# START OF EXERCISE INPUT

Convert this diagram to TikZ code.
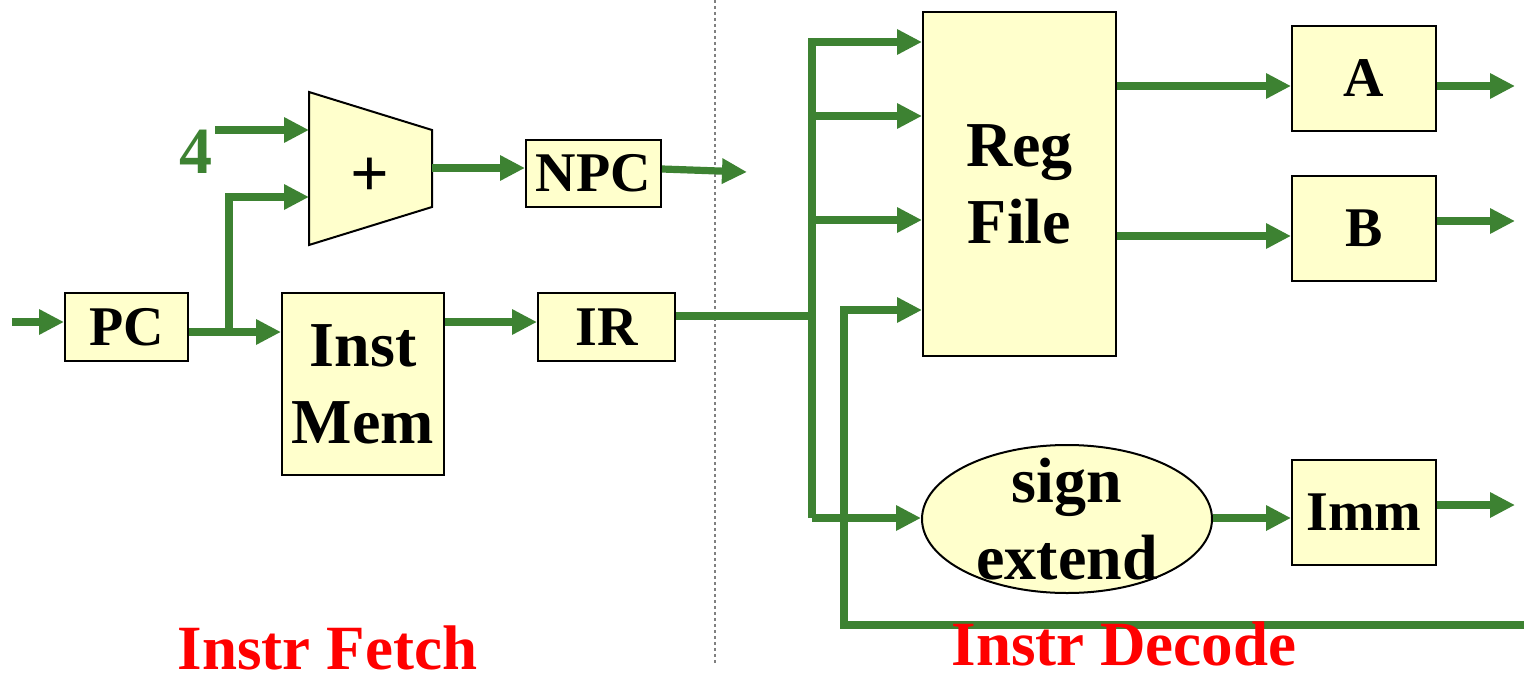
\documentclass[tikz,border=0pt]{standalone}
\usepackage{fontspec}
\setmainfont{Liberation Serif}
\usetikzlibrary{arrows.meta,shapes.geometric}
\definecolor{wiregreen}{RGB}{61,130,50}
\definecolor{boxfill}{RGB}{255,255,204}
\definecolor{labelred}{RGB}{255,0,0}
\begin{document}
\begin{tikzpicture}[x=0.5pt,y=-0.5pt,
  wire/.style={draw=wiregreen,line width=3.6pt,line join=miter},
  arr/.style={-{Triangle[length=12.5pt,width=12pt]}},
  reg/.style={draw=black,line width=1pt,fill=boxfill,inner sep=0pt,font=\fontsize{28}{32}\selectfont\bfseries},
  big/.style={draw=black,line width=1pt,fill=boxfill,inner sep=0pt,align=center,font=\fontsize{32}{38.5}\selectfont\bfseries},
  stage/.style={text=labelred,font=\fontsize{31.5}{36}\selectfont\bfseries,anchor=base,inner sep=0pt},
]
\useasboundingbox (0,0) rectangle (1524,674);

% divider
\coordinate (divtop) at (715,0);
\coordinate (divbot) at (715,665);
\draw[gray,line width=0.6pt,dash pattern=on 1.5pt off 1.5pt] (divtop) -- (divbot);

% adder
\draw[line width=1pt,fill=boxfill] (309,92) -- (432,130) -- (432,207) -- (309,245) -- cycle;
\node[inner sep=0pt,font=\fontsize{34}{36}\selectfont\bfseries] (plus) at (370,177) {+};
\coordinate (addin1) at (309,130);
\coordinate (addin2) at (309,197);
\coordinate (addout) at (432,168);

% boxes
\node[reg,minimum width=61.5pt,minimum height=34pt] (pc) at (126.5,327) {PC};
\node[big,minimum width=81pt,minimum height=91pt] (inst) at (363,384) {Inst\\Mem};
\node[reg,minimum width=67.5pt,minimum height=33.5pt] (npc) at (593.5,173.5) {NPC};
\node[reg,minimum width=68.5pt,minimum height=34pt] (ir) at (606.5,327) {IR};
\node[big,minimum width=96.5pt,minimum height=172pt] (rf) at (1019.5,184) {Reg\\File};
\node[reg,minimum width=72pt,minimum height=52.5pt] (a) at (1364,78.5) {A};
\node[reg,minimum width=72pt,minimum height=52.5pt] (b) at (1364,228.5) {B};
\node[reg,minimum width=72pt,minimum height=52.5pt] (imm) at (1364,512.5) {Imm};
\node[big,ellipse,inner ysep=-6pt,minimum width=145pt,minimum height=74pt] (se) at (1067,519) {sign\\extend};

% constant 4
\node[text=wiregreen,font=\fontsize{33}{36}\selectfont\bfseries,anchor=base,inner sep=0pt] (four) at (196,173) {4};
\coordinate (fourout) at (215,130);

% fetch wires
\coordinate (pcin) at (12,322);
\draw[wire,arr] (pcin) -- (pcin -| pc.west);
\coordinate (split) at (229,332);
\draw[wire,arr] (pc.east |- split) -- (split -| inst.west);
\draw[wire,arr] (split) -- (split |- addin2) -- (addin2);
\draw[wire,arr] (fourout) -- (addin1);
\draw[wire,arr] (addout) -- (addout -| npc.west);
\coordinate (npcend) at (747,172);
\draw[wire,arr] (npc.east |- 0,169) -- (npcend);
\draw[wire,arr] (inst.east |- 0,322) -- (ir.west |- 0,322);

% decode bus
\coordinate (bustop) at (812,42);
\coordinate (busbot) at (812,518);
\draw[wire] (ir.east |- 0,316) -- (bustop |- 0,316);
\draw[wire,arr] (busbot) -- (bustop) -- (bustop -| rf.west);
\draw[wire,arr] (812,116) -- (rf.west |- 0,116);
\draw[wire,arr] (812,220) -- (rf.west |- 0,220);
\draw[wire,arr] (busbot) -- (busbot -| se.west);
\coordinate (sbr) at (1524,625);
\coordinate (sbl) at (844,625);
\coordinate (stop) at (844,310);
\draw[wire,arr] (sbr) -- (sbl) -- (stop) -- (stop -| rf.west);

% outputs
\draw[wire,arr] (rf.east |- 0,86) -- (a.west |- 0,86);
\draw[wire,arr] (rf.east |- 0,236) -- (b.west |- 0,236);
\draw[wire,arr] (se.east |- 0,518) -- (imm.west |- 0,518);
\coordinate (aend) at (1515,86);
\coordinate (bend) at (1515,221);
\coordinate (immend) at (1515,505);
\draw[wire,arr] (a.east |- aend) -- (aend);
\draw[wire,arr] (b.east |- bend) -- (bend);
\draw[wire,arr] (imm.east |- immend) -- (immend);

% stage labels
\node[stage] (fetchlbl) at (327.5,669) {Instr Fetch};
\node[stage] (decodelbl) at (1124,665) {Instr Decode};
\end{tikzpicture}
\end{document}
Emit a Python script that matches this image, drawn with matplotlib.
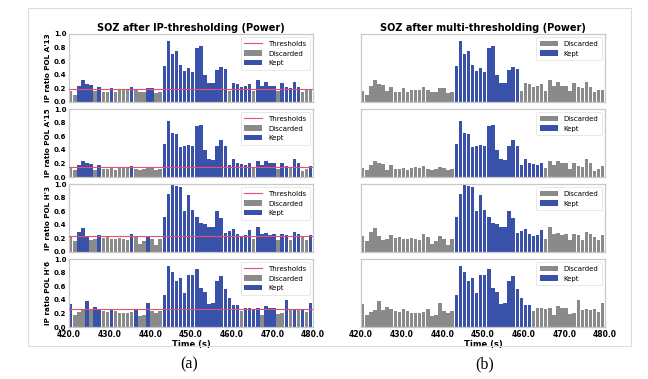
import numpy as np
import matplotlib
matplotlib.use("Agg")
import matplotlib.pyplot as plt
from matplotlib.patches import Patch, Rectangle
from matplotlib.lines import Line2D

# ---------------- data ----------------
t_start = 420
channels = ["A'13", "A'15", "H'3", "H'6"]

ratio_A13 = [.16, .11, .23, .32, .26, .25, .16, .22, .15, .15, .20, .15, .17, .17, .18, .22, .17, .14, .14, .20, .21, .13, .14,
             .53, .90, .71, .75, .54, .45, .50, .44, .79, .83, .40, .28, .28, .47, .52, .49,
             .16, .28, .26, .22, .24, .26, .16, .32, .23, .30, .23, .24, .16, .28, .22, .20, .30, .22, .15, .18, .18]
ratio_A15 = [.13, .10, .17, .24, .20, .19, .11, .17, .12, .12, .13, .10, .13, .14, .13, .16, .12, .10, .12, .14, .13, .10, .12,
             .49, .82, .65, .63, .44, .46, .47, .46, .75, .77, .40, .27, .25, .45, .54, .45, .17, .26, .21, .19, .18, .20,
             .13, .24, .17, .23, .21, .21, .12, .20, .16, .14, .26, .20, .09, .12, .16]
ratio_H3 = [.23, .16, .29, .36, .24, .17, .19, .25, .20, .22, .19, .19, .20, .19, .18, .26, .22, .12, .16, .24, .19, .10, .19,
            .51, .85, 1.0, .97, .96, .61, .84, .62, .52, .42, .41, .37, .37, .60, .50, .28, .31, .34, .26, .24, .25, .33,
            .19, .37, .26, .28, .25, .26, .17, .27, .25, .17, .29, .27, .22, .18, .25]
ratio_H6 = [.34, .17, .22, .25, .38, .25, .29, .27, .24, .22, .27, .24, .21, .21, .21, .22, .27, .16, .18, .35, .24, .21, .24,
            .47, .89, .81, .67, .72, .50, .76, .76, .86, .58, .52, .34, .36, .67, .75, .56, .42, .33, .33,
            .24, .28, .28, .27, .28, .18, .31, .28, .28, .19, .21, .40, .25, .27, .25, .27, .22, .35]
ratios = [ratio_A13, ratio_A15, ratio_H3, ratio_H6]

thresholds = [0.19, 0.15, 0.23, 0.26]

# kept segment after multi-thresholding (first index, end index exclusive)
multi_kept_start = [23, 23, 23, 23]
multi_kept_end = [39, 45, 45, 42]

x_ticks = [420, 430, 440, 450, 460, 470, 480]
y_ticks = [0.0, 0.2, 0.4, 0.6, 0.8, 1.0]

# ---------------- style ----------------
BLUE = "#3a51a9"
GRAY = "#8a8a8a"
RED = "#e8506a"
SPINE = "#c8c8c8"

W, H = 648, 379
fig = plt.figure(figsize=(W / 100, H / 100), dpi=100)

# outer frame
fig.patches.append(Rectangle((28 / W, 1 - 346 / H), 603 / W, 338 / H, transform=fig.transFigure,
                             fill=False, edgecolor="#dddddd", linewidth=0.8))

lefts = [69 / W, 361 / W]
width = 244 / W
tops = [34, 109, 184, 259]
ph = 68

def style_axes(ax):
    for s in ax.spines.values():
        s.set_color(SPINE)
        s.set_linewidth(0.9)
    ax.set_xlim(420, 480)
    ax.set_ylim(0, 1.0)
    ax.tick_params(length=0, pad=2)

for col in range(2):
    for row in range(4):
        vals = np.array(ratios[row])
        n = len(vals)
        xs = t_start + np.arange(n)
        if col == 0:
            kept = vals > thresholds[row]
        else:
            kept = np.zeros(n, dtype=bool)
            kept[multi_kept_start[row]:multi_kept_end[row]] = True
        bottom = 1 - (tops[row] + ph) / H
        ax = fig.add_axes([lefts[col], bottom, width, ph / H])
        style_axes(ax)
        colors = [BLUE if k else GRAY for k in kept]
        ax.bar(xs, vals, width=0.86, align="edge", color=colors, linewidth=0)
        handles = []
        if col == 0:
            ax.axhline(thresholds[row], color=RED, linewidth=0.8, zorder=3)
            handles.append(Line2D([0], [0], color=RED, linewidth=0.8, label="Thresholds"))
            ax.set_yticks(y_ticks)
            ax.set_yticklabels([f"{v:.1f}" for v in y_ticks], fontsize=5, fontweight="bold")
            ax.set_ylabel(f"IP ratio POL {channels[row]}", fontsize=5.2, fontweight="bold", labelpad=2)
        else:
            ax.set_yticks([])
        handles.append(Patch(facecolor=GRAY, label="Discarded"))
        handles.append(Patch(facecolor=BLUE, label="Kept"))
        leg = ax.legend(handles=handles, loc="upper right", fontsize=5, frameon=True,
                        handlelength=2.6, handleheight=0.8, borderaxespad=0.5,
                        labelspacing=0.5, borderpad=0.5, handletextpad=0.8)
        leg.get_frame().set_edgecolor("#dddddd")
        leg.get_frame().set_linewidth(0.6)
        if row == 3:
            ax.set_xticks(x_ticks)
            ax.set_xticklabels([f"{v:.1f}" for v in x_ticks], fontsize=5.5, fontweight="bold")
            ax.set_xlabel("Time (s)", fontsize=6, fontweight="bold", labelpad=1)
        else:
            ax.set_xticks([])
        if row == 0:
            title = "SOZ after IP-thresholding (Power)" if col == 0 else "SOZ after multi-thresholding (Power)"
            ax.set_title(title, fontsize=7, fontweight="bold", pad=2)

fig.text(189 / W, 1 - 364 / H, "(a)", fontsize=11.5, family="Liberation Serif", ha="center", va="center")
fig.text(485 / W, 1 - 364 / H, "(b)", fontsize=11.5, family="Liberation Serif", ha="center", va="center")

fig.savefig("out.png", dpi=100)
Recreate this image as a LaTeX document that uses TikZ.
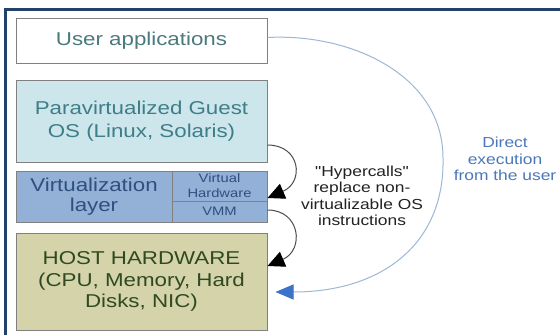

# END OF EXERCISE INPUT

TASK REQUIREMENTS
Repeat the listing above from its first line through the line that contains "(divtop) -- (divbot);", both included, and nothing more. Drop the pictures.

FINAL RESULT
Convert this diagram to TikZ code.
\documentclass[tikz,border=0pt]{standalone}
\usepackage{fontspec}
\setmainfont{Liberation Serif}
\usetikzlibrary{arrows.meta,shapes.geometric}
\definecolor{wiregreen}{RGB}{61,130,50}
\definecolor{boxfill}{RGB}{255,255,204}
\definecolor{labelred}{RGB}{255,0,0}
\begin{document}
\begin{tikzpicture}[x=0.5pt,y=-0.5pt,
  wire/.style={draw=wiregreen,line width=3.6pt,line join=miter},
  arr/.style={-{Triangle[length=12.5pt,width=12pt]}},
  reg/.style={draw=black,line width=1pt,fill=boxfill,inner sep=0pt,font=\fontsize{28}{32}\selectfont\bfseries},
  big/.style={draw=black,line width=1pt,fill=boxfill,inner sep=0pt,align=center,font=\fontsize{32}{38.5}\selectfont\bfseries},
  stage/.style={text=labelred,font=\fontsize{31.5}{36}\selectfont\bfseries,anchor=base,inner sep=0pt},
]
\useasboundingbox (0,0) rectangle (1524,674);

% divider
\coordinate (divtop) at (715,0);
\coordinate (divbot) at (715,665);
\draw[gray,line width=0.6pt,dash pattern=on 1.5pt off 1.5pt] (divtop) -- (divbot);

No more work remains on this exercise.